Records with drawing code
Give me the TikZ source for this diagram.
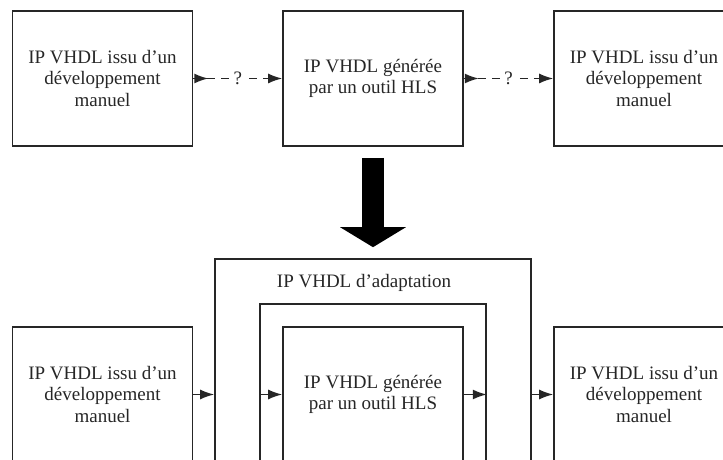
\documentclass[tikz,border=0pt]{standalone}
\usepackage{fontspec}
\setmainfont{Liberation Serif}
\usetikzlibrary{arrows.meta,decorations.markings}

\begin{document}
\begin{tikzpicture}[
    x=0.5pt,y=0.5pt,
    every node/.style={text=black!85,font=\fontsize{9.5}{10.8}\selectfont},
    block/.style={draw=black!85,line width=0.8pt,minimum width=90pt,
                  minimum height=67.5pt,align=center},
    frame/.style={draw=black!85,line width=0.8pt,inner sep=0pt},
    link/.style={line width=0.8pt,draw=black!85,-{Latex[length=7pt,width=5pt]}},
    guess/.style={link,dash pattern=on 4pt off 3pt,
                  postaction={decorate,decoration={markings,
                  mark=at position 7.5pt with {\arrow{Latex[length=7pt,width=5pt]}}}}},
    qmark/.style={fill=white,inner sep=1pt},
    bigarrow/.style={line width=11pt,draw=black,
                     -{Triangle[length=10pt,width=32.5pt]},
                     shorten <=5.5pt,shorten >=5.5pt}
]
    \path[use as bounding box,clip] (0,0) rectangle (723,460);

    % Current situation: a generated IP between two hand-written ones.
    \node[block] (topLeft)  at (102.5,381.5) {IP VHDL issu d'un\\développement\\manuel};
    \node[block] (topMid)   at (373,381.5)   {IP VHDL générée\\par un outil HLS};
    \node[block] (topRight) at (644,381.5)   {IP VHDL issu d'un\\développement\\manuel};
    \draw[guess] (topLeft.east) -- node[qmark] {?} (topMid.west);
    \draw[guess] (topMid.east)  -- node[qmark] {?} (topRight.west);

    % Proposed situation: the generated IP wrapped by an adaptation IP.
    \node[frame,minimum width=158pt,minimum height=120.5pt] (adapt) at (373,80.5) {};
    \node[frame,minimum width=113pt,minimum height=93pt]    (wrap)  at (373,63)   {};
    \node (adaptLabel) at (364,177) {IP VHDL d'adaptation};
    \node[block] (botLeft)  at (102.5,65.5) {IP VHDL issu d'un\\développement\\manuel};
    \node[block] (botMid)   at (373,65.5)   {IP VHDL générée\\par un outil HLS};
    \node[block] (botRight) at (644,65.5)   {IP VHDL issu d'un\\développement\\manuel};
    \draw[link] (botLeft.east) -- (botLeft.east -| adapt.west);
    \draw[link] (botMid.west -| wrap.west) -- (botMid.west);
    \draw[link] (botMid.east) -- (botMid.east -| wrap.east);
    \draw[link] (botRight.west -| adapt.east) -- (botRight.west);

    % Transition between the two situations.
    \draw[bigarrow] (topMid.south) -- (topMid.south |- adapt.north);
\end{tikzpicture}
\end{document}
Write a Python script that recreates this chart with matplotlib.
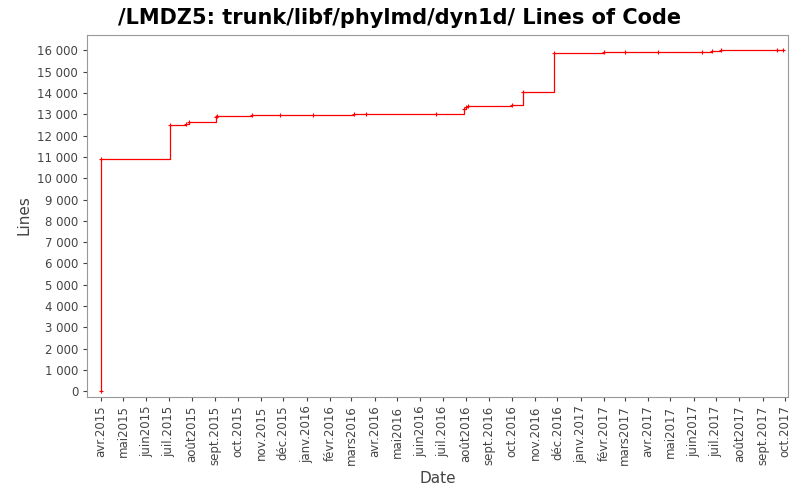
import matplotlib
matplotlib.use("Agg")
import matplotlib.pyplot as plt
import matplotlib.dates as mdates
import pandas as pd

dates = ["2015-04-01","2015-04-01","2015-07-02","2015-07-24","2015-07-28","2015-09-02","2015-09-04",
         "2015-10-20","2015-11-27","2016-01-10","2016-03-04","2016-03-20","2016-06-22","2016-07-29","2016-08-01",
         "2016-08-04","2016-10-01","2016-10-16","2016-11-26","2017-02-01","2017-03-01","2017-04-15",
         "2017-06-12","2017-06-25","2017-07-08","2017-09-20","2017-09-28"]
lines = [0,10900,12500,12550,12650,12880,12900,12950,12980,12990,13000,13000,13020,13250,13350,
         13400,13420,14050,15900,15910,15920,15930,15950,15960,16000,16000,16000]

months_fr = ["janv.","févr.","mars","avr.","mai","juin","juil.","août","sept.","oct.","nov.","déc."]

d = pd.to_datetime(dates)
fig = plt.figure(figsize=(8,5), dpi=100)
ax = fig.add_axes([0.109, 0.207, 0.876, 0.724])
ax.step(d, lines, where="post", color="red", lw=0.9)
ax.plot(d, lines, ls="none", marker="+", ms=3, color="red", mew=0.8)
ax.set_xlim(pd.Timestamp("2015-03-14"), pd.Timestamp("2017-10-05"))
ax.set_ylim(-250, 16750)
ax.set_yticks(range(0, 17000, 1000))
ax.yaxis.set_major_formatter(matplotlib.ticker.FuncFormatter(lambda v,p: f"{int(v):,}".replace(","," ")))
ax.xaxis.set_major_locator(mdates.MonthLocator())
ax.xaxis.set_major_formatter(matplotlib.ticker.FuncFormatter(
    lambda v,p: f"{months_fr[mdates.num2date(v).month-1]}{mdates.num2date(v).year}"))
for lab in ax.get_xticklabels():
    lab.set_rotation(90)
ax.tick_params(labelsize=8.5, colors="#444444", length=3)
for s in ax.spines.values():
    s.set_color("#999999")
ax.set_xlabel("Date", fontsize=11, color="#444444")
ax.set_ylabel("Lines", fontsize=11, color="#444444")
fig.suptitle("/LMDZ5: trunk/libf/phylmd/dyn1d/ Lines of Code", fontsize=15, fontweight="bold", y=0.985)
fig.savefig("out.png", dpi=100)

=== The task ===
Beginning at the line that contains "Write a Python", copy each remaining line of the records exactly, through the final one. Omit the pictures.

=== Answer to this problem ===
Write a Python script that recreates this chart with matplotlib.
import matplotlib
matplotlib.use("Agg")
import matplotlib.pyplot as plt
import matplotlib.dates as mdates
import pandas as pd

dates = ["2015-04-01","2015-04-01","2015-07-02","2015-07-24","2015-07-28","2015-09-02","2015-09-04",
         "2015-10-20","2015-11-27","2016-01-10","2016-03-04","2016-03-20","2016-06-22","2016-07-29","2016-08-01",
         "2016-08-04","2016-10-01","2016-10-16","2016-11-26","2017-02-01","2017-03-01","2017-04-15",
         "2017-06-12","2017-06-25","2017-07-08","2017-09-20","2017-09-28"]
lines = [0,10900,12500,12550,12650,12880,12900,12950,12980,12990,13000,13000,13020,13250,13350,
         13400,13420,14050,15900,15910,15920,15930,15950,15960,16000,16000,16000]

months_fr = ["janv.","févr.","mars","avr.","mai","juin","juil.","août","sept.","oct.","nov.","déc."]

d = pd.to_datetime(dates)
fig = plt.figure(figsize=(8,5), dpi=100)
ax = fig.add_axes([0.109, 0.207, 0.876, 0.724])
ax.step(d, lines, where="post", color="red", lw=0.9)
ax.plot(d, lines, ls="none", marker="+", ms=3, color="red", mew=0.8)
ax.set_xlim(pd.Timestamp("2015-03-14"), pd.Timestamp("2017-10-05"))
ax.set_ylim(-250, 16750)
ax.set_yticks(range(0, 17000, 1000))
ax.yaxis.set_major_formatter(matplotlib.ticker.FuncFormatter(lambda v,p: f"{int(v):,}".replace(","," ")))
ax.xaxis.set_major_locator(mdates.MonthLocator())
ax.xaxis.set_major_formatter(matplotlib.ticker.FuncFormatter(
    lambda v,p: f"{months_fr[mdates.num2date(v).month-1]}{mdates.num2date(v).year}"))
for lab in ax.get_xticklabels():
    lab.set_rotation(90)
ax.tick_params(labelsize=8.5, colors="#444444", length=3)
for s in ax.spines.values():
    s.set_color("#999999")
ax.set_xlabel("Date", fontsize=11, color="#444444")
ax.set_ylabel("Lines", fontsize=11, color="#444444")
fig.suptitle("/LMDZ5: trunk/libf/phylmd/dyn1d/ Lines of Code", fontsize=15, fontweight="bold", y=0.985)
fig.savefig("out.png", dpi=100)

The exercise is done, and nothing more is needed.